Mais porter une égale attention aux dimensions techniques et aux enjeux humains mobilisés dans l’état de maladie ne va pas de soi. A l’hôpital moins qu’ailleurs, et pas seulement par manque de temps. Car « l’art de l’écoute suppose une mise en retrait, une ouverture à l’autre, une non-maîtrise, quand l’usage de la technique est fondé sur la maîtrise et le contrôle ».Deux injonctions paradoxales, faisant appel à des connaissances et à des méthodes différentes.
Dans ce contexte difficile, quel peut être l’apport des philosophes à l’amélioration du dialogue entre soignants et malades ? Pour Marie Gaille, membre du conseil scientifique de la chaire, le premier avantage de cette démarche est d’être sur le terrain. « Canguilhem, Ricœur ou Levinas ont apporté beaucoup à la philosophie du soin, mais ils ne sont pas allés s’installer au pied des malades avec les équipes médicales. En France comme ailleurs, un certain nombre de philosophes et de médecins tentent aujourd’hui de combler cette distance, afin de travailler concrètement sur les questions que se posent les patients et les équipes médicales », souligne-t-elle. Plus intéressant encore à ses yeux : le fait qu’un établissement de l’AP-HP ait accepté d’introduire dans ses murs un point de vue extramédical.

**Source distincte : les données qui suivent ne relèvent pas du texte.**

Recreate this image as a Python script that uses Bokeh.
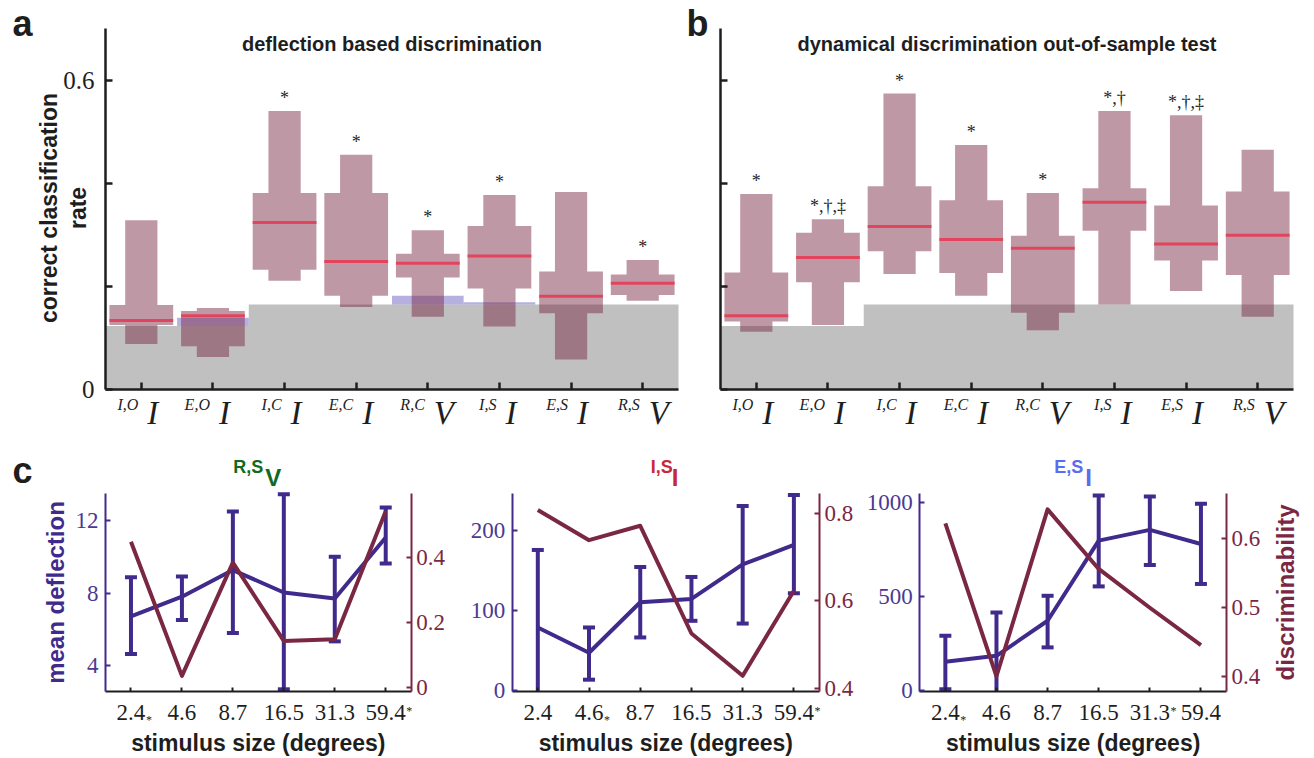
import math
from bokeh.plotting import figure
from bokeh.models import Range1d, LinearAxis, FixedTicker, Label
from bokeh.layouts import column, row
from bokeh.embed import file_html
from bokeh.resources import INLINE
from bokeh.core.properties import value

# ---------------- data: panels a / b ----------------
CAT_SUP = ["I,O", "E,O", "I,C", "E,C", "R,C", "I,S", "E,S", "R,S"]
CAT_BASE = ["I", "I", "I", "I", "V", "I", "I", "V"]

A_OUT_LO = [0.088, 0.063, 0.211, 0.160, 0.141, 0.122, 0.058, 0.172]
A_OUT_HI = [0.328, 0.158, 0.540, 0.455, 0.309, 0.377, 0.383, 0.251]
A_IN_LO = [0.125, 0.084, 0.232, 0.182, 0.217, 0.196, 0.148, 0.183]
A_IN_HI = [0.164, 0.152, 0.381, 0.381, 0.263, 0.317, 0.229, 0.223]
A_MED = [0.134, 0.143, 0.324, 0.248, 0.245, 0.259, 0.181, 0.206]
A_CHANCE = [0.123, 0.123, 0.165, 0.165, 0.165, 0.165, 0.165, 0.165]
A_BAND = [0.123, 0.139, 0.165, 0.165, 0.182, 0.169, 0.165, 0.165]
A_MARK = ["", "", "*", "*", "*", "*", "", "*"]

B_OUT_LO = [0.112, 0.125, 0.224, 0.182, 0.115, 0.165, 0.191, 0.141]
B_OUT_HI = [0.379, 0.330, 0.574, 0.474, 0.381, 0.540, 0.532, 0.465]
B_IN_LO = [0.132, 0.208, 0.268, 0.226, 0.149, 0.308, 0.250, 0.222]
B_IN_HI = [0.227, 0.304, 0.394, 0.367, 0.298, 0.390, 0.357, 0.384]
B_MED = [0.143, 0.256, 0.316, 0.291, 0.274, 0.363, 0.282, 0.299]
B_CHANCE = [0.123, 0.123, 0.165, 0.165, 0.165, 0.165, 0.165, 0.165]
B_BAND = [0.123, 0.123, 0.165, 0.165, 0.165, 0.165, 0.165, 0.165]
B_MARK = ["*", "*,\u2020,\u2021", "*", "*", "*", "*,\u2020", "*,\u2020,\u2021", ""]

# ---------------- data: panel c ----------------
SIZES = ["2.4", "4.6", "8.7", "16.5", "31.3", "59.4"]
C1_STARS = ["sub", "", "", "", "", "sup"]
C2_STARS = ["", "sub", "", "", "", "sup"]
C3_STARS = ["sub", "", "", "", "sup", ""]

C1_MEAN = [6.72, 7.80, 9.26, 8.03, 7.70, 11.05]
C1_HI = [8.86, 8.91, 12.47, 13.42, 9.99, 12.69]
C1_LO = [4.66, 6.52, 5.81, 2.72, 5.35, 9.62]
C1_DISC = [0.447, 0.036, 0.383, 0.143, 0.148, 0.541]

C2_MEAN = [78.7, 47.2, 110.1, 114.3, 157.3, 181.4]
C2_HI = [175.2, 78.7, 154.0, 141.6, 229.8, 243.5]
C2_LO = [-17.0, 13.7, 66.3, 87.0, 83.6, 121.3]
C2_DISC = [0.808, 0.739, 0.772, 0.525, 0.428, 0.623]

C3_MEAN = [151, 183, 370, 797, 854, 779]
C3_HI = [290, 414, 503, 1037, 1032, 993]
C3_LO = [5, -48, 228, 553, 667, 566]
C3_DISC = [0.622, 0.401, 0.642, 0.556, 0.500, 0.446]

C_TITLES = [("R,S", "V", "#0f6b22"), ("I,S", "I", "#c8283a"), ("E,S", "I", "#5a6cf0")]

# ---------------- styles ----------------
SERIF = "Liberation Serif"
SANS = "Liberation Sans"
AXC = "#1e1e1e"
BLUE = "#402a8c"
BLUE_TXT = "#4a3a94"
MAROON = "#7a2744"
BOXC = "#792742"
MEDC = "#e2445c"
GRAY = "#c0c0c0"
BANDC = "#7a70c8"


def hrange(c0, c1, d0, d1, v0, v1):
    """x range so that values v0..v1 occupy canvas pixels d0..d1 of a canvas c0..c1."""
    s = (v1 - v0) / (d1 - d0)
    return Range1d(v0 - (d0 - c0) * s, v1 + (c1 - d1) * s)


def vrange(ctop, cbot, dtop, dbot, v0, v1):
    """y range so that v0 sits at pixel row dbot and v1 at pixel row dtop."""
    s = (v1 - v0) / (dbot - dtop)
    return Range1d(v0 - (cbot - dbot) * s, v1 + (dtop - ctop) * s)


def add_label(p, text, x, y, xo=0, base=0, size=20, font=SANS, style="bold",
              color=AXC, align="left", angle=0.0, mid=None):
    """Label whose text baseline lies `base` px above (x, y); `mid` gives the
    centre offset instead (used for rotated texts)."""
    if mid is None:
        yo = base + 0.34 * size
    else:
        yo = 0
        xo = mid
    p.add_layout(Label(x=x, y=y, x_offset=xo, y_offset=yo, text=text,
                       text_font=font, text_font_size=f"{size}px", text_font_style=style,
                       text_color=color, text_align=align, text_baseline="middle",
                       angle=angle))


def base_fig(width, height, xr, yr):
    p = figure(width=width, height=height, x_range=xr, y_range=yr,
               output_backend="svg", toolbar_location=None, min_border=0)
    p.outline_line_color = None
    p.grid.visible = False
    p.background_fill_color = "white"
    p.border_fill_color = "white"
    return p


# canvas geometry (pixels) of the top row
TOP_H = 435
A_W, B_W = 685, 629


def box_panel(cx0, cx1, dx0, dx1, out_lo, out_hi, in_lo, in_hi, med, chance, band,
              marks, title, letter, letter_xo, show_ylabels):
    ncat = len(out_lo)
    xr = hrange(cx0, cx1, dx0, dx1, 0.5, ncat + 0.5)
    yr = vrange(0, TOP_H, 28, 389, 0.0, 0.7)
    p = base_fig(cx1 - cx0, TOP_H, xr, yr)
    xs = list(range(1, ncat + 1))

    # chance level (gray step area)
    gx, gy = [xs[0] - 0.5], [0.0]
    for x, c in zip(xs, chance):
        gx += [x - 0.5, x + 0.5]
        gy += [c, c]
    gx.append(xs[-1] + 0.5)
    gy.append(0.0)
    p.patch(gx, gy, fill_color=GRAY, line_color=None)

    # blue bands above chance
    p.quad(left=[x - 0.5 for x in xs], right=[x + 0.5 for x in xs], bottom=chance, top=band,
           fill_color=BANDC, fill_alpha=0.55, line_color=None)

    # stepped box shapes
    n, w = 0.225, 0.445
    pxs, pys = [], []
    for x, a, b, c, d in zip(xs, out_lo, in_lo, in_hi, out_hi):
        pxs.append([x - n, x + n, x + n, x + w, x + w, x + n, x + n, x - n, x - n, x - w, x - w, x - n])
        pys.append([a, a, b, b, c, c, d, d, c, c, b, b])
    p.patches(pxs, pys, fill_color=BOXC, fill_alpha=0.48, line_color=None)

    p.segment(x0=[x - w for x in xs], y0=med, x1=[x + w for x in xs], y1=med,
              line_color=MEDC, line_width=3)

    p.text(x=xs, y=[h + 0.025 for h in out_hi], text=marks, text_align="center",
           text_baseline="middle", text_font=value(SERIF), text_font_size="18px",
           text_color="#262626")

    # axes drawn at the edges of the data area
    xa = p.xaxis[0]
    xa.fixed_location = 0.0
    xa.bounds = (0.5, ncat + 0.5)
    xa.ticker = FixedTicker(ticks=[], minor_ticks=xs)
    xa.minor_tick_in = 7
    xa.minor_tick_out = 0
    xa.minor_tick_line_width = 2.5
    xa.minor_tick_line_color = AXC
    xa.axis_line_width = 2.5
    xa.axis_line_color = AXC

    ya = p.yaxis[0]
    ya.fixed_location = 0.5
    ya.bounds = (0.0, 0.7)
    if show_ylabels:
        ya.ticker = FixedTicker(ticks=[0, 0.6], minor_ticks=[0.2, 0.4])
    else:
        ya.ticker = FixedTicker(ticks=[], minor_ticks=[0, 0.2, 0.4, 0.6])
    ya.major_tick_in = 7
    ya.major_tick_out = 0
    ya.minor_tick_in = 7
    ya.minor_tick_out = 0
    ya.major_tick_line_width = 2.5
    ya.minor_tick_line_width = 2.5
    ya.major_tick_line_color = AXC
    ya.minor_tick_line_color = AXC
    ya.axis_line_width = 2.5
    ya.axis_line_color = AXC
    ya.major_label_text_font = SERIF
    ya.major_label_text_font_size = "25px"
    ya.major_label_text_color = AXC
    ya.major_label_standoff = 11

    # category labels: small superscript pair + large italic letter
    for x, sup, big in zip(xs, CAT_SUP, CAT_BASE):
        add_label(p, sup, x, 0, xo=-3, base=-20, size=16, font=SERIF, style="italic",
                  align="right")
        add_label(p, big, x, 0, xo=6, base=-35, size=33, font=SERIF, style="italic",
                  align="left")

    add_label(p, title, (ncat + 1) / 2, 0.7, base=-22, size=20, align="center")
    add_label(p, letter, 0.5, 0.7, xo=letter_xo, base=-7, size=36)
    return p


pa = box_panel(0, A_W, 105, 678, A_OUT_LO, A_OUT_HI, A_IN_LO, A_IN_HI, A_MED, A_CHANCE, A_BAND,
               A_MARK, "deflection based discrimination", "a", -93, True)
add_label(pa, "correct classification", 0.5, 0.352, mid=-57, size=23, align="center",
          angle=math.pi / 2)
add_label(pa, "rate", 0.5, 0.352, mid=-28, size=23, align="center", angle=math.pi / 2)

pb = box_panel(A_W, A_W + B_W, 720, 1293, B_OUT_LO, B_OUT_HI, B_IN_LO, B_IN_HI, B_MED,
               B_CHANCE, B_BAND, B_MARK, "dynamical discrimination out-of-sample test",
               "b", -34, False)

# canvas geometry of the bottom row
BOT_Y0, BOT_Y1 = 435, 758
C_DTOP, C_DBOT = 493, 691


def line_panel(cx0, cx1, dx0, dx1, stars, mean, lo, hi, disc, lrange, lticks, rrange, rticks,
               title):
    npt = len(mean)
    xr = hrange(cx0, cx1, dx0, dx1, 0.5, npt + 0.5)
    yr = vrange(BOT_Y0, BOT_Y1, C_DTOP, C_DBOT, lrange[0], lrange[1])
    p = base_fig(cx1 - cx0, BOT_Y1 - BOT_Y0, xr, yr)
    p.extra_y_ranges = {"r": vrange(BOT_Y0, BOT_Y1, C_DTOP, C_DBOT, rrange[0], rrange[1])}
    xs = list(range(1, npt + 1))
    ylo, yhi = lrange

    # mean deflection with error bars (cut at the axes box)
    p.line(xs, mean, line_color=BLUE, line_width=4, line_join="round")
    p.segment(x0=xs, y0=[max(v, ylo) for v in lo], x1=xs, y1=[min(v, yhi) for v in hi],
              line_color=BLUE, line_width=4)
    cap_x = [x for x, v in zip(xs, lo) if v >= ylo] + [x for x, v in zip(xs, hi) if v <= yhi]
    cap_y = [v for v in lo if v >= ylo] + [v for v in hi if v <= yhi]
    p.scatter(cap_x, cap_y, marker="dash", size=12, line_color=BLUE, line_width=4)

    # discriminability on the right axis
    p.line(xs, disc, line_color=MAROON, line_width=4, line_join="round", y_range_name="r")

    # bottom axis
    xa = p.xaxis[0]
    xa.fixed_location = ylo
    xa.bounds = (0.5, npt + 0.5)
    xa.ticker = FixedTicker(ticks=xs)
    xa.major_label_overrides = {x: t for x, t in zip(xs, SIZES)}
    xa.major_tick_in = 4
    xa.major_tick_out = 0
    xa.minor_tick_line_color = None
    xa.major_tick_line_width = 2
    xa.major_tick_line_color = AXC
    xa.axis_line_width = 2
    xa.axis_line_color = AXC
    xa.major_label_text_font = SERIF
    xa.major_label_text_font_size = "23px"
    xa.major_label_text_color = AXC
    xa.major_label_standoff = 13

    # small asterisks attached to the tick labels
    for x, s, t in zip(xs, stars, SIZES):
        half = 14.4 if len(t) == 3 else 20.1
        if s == "sub":
            add_label(p, "*", x, ylo, xo=half + 0.5, base=-33, size=12, font=SERIF,
                      style="normal", align="left")
        elif s == "sup":
            add_label(p, "*", x, ylo, xo=half + 0.5, base=-24, size=12, font=SERIF,
                      style="normal", align="left")

    # left axis
    ya = p.yaxis[0]
    ya.fixed_location = 0.5
    ya.bounds = lrange
    ya.ticker = FixedTicker(ticks=lticks)
    ya.major_tick_in = 5
    ya.major_tick_out = 0
    ya.minor_tick_line_color = None
    ya.major_tick_line_width = 2
    ya.major_tick_line_color = BLUE
    ya.axis_line_width = 2
    ya.axis_line_color = BLUE
    ya.major_label_text_font = SERIF
    ya.major_label_text_font_size = "23px"
    ya.major_label_text_color = BLUE_TXT
    ya.major_label_standoff = 7

    # right axis
    ra = LinearAxis(y_range_name="r", ticker=FixedTicker(ticks=rticks))
    ra.fixed_location = npt + 0.5
    ra.bounds = rrange
    ra.major_tick_in = 5
    ra.major_tick_out = 0
    ra.minor_tick_line_color = None
    ra.major_tick_line_width = 2
    ra.major_tick_line_color = MAROON
    ra.axis_line_width = 2
    ra.axis_line_color = MAROON
    ra.major_label_text_font = SERIF
    ra.major_label_text_font_size = "23px"
    ra.major_label_text_color = MAROON
    ra.major_label_standoff = 5
    p.add_layout(ra, "right")

    add_label(p, "stimulus size (degrees)", (npt + 1) / 2, ylo, base=-59, size=23,
              align="center")

    sup, big, col, xo1, xo2 = title
    add_label(p, sup, (npt + 1) / 2, yhi, xo=xo1, base=20, size=18, color=col, align="right")
    add_label(p, big, (npt + 1) / 2, yhi, xo=xo2, base=8, size=24, color=col, align="left")
    return p


pc1 = line_panel(0, 455, 105, 410.7, C1_STARS, C1_MEAN, C1_LO, C1_HI, C1_DISC,
                 (2.6, 13.46), [4, 8, 12], (-0.012, 0.595), [0, 0.2, 0.4],
                 C_TITLES[0] + (5, 7))
add_label(pc1, "c", 0.5, 13.46, xo=-93, base=11, size=36)
add_label(pc1, "mean deflection", 0.5, (2.6 + 13.46) / 2, mid=-50, size=24, color=BLUE,
          align="center", angle=math.pi / 2)

pc2 = line_panel(455, 865, 511.7, 819, C2_STARS, C2_MEAN, C2_LO, C2_HI, C2_DISC,
                 (-1, 245.5), [0, 100, 200], (0.392, 0.846), [0.4, 0.6, 0.8],
                 C_TITLES[1] + (7, 6))

pc3 = line_panel(865, 1314, 919.3, 1226, C3_STARS, C3_MEAN, C3_LO, C3_HI, C3_DISC,
                 (-7, 1048), [0, 500, 1000], (0.379, 0.665), [0.4, 0.5, 0.6],
                 C_TITLES[2] + (10, 12))
add_label(pc3, "discriminability", 6.5, (-7 + 1048) / 2, mid=59, size=24, color=MAROON,
          align="center", angle=math.pi / 2)

layout = column(row(pa, pb), row(pc1, pc2, pc3))
open("out.html", "w").write(file_html(layout, INLINE))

« Pour le monde de l’hôpital, ce n’est pas du tout quelque chose qui va de soi, insiste-t-elle.Même si le corps médical, depuis les années 1970, intègre progressivement dans ses réflexions la question de la qualité de vie et des priorités de vie des patients, il tend toujours – et c’est normal – à y répondre en fonction de sa propre grille de lecture. Pour la première fois, une voix va être introduite dans l’hôpital public qui mettra en avant d’autres critères que ceux que les médecins ont en tête. » Reste à savoir, concrètement, où mènera l’aventure. Expérience forte et innovante ou simple conversation de salon ?
Au-delà des enseignements en cours, l’ambition est que les équipes médicales fassent remonter leurs questionnements et que soient définis sur cette base les projets de recherche à venir. Mais dans cette fragile interface entre philosophie et hôpital, tout reste à faire.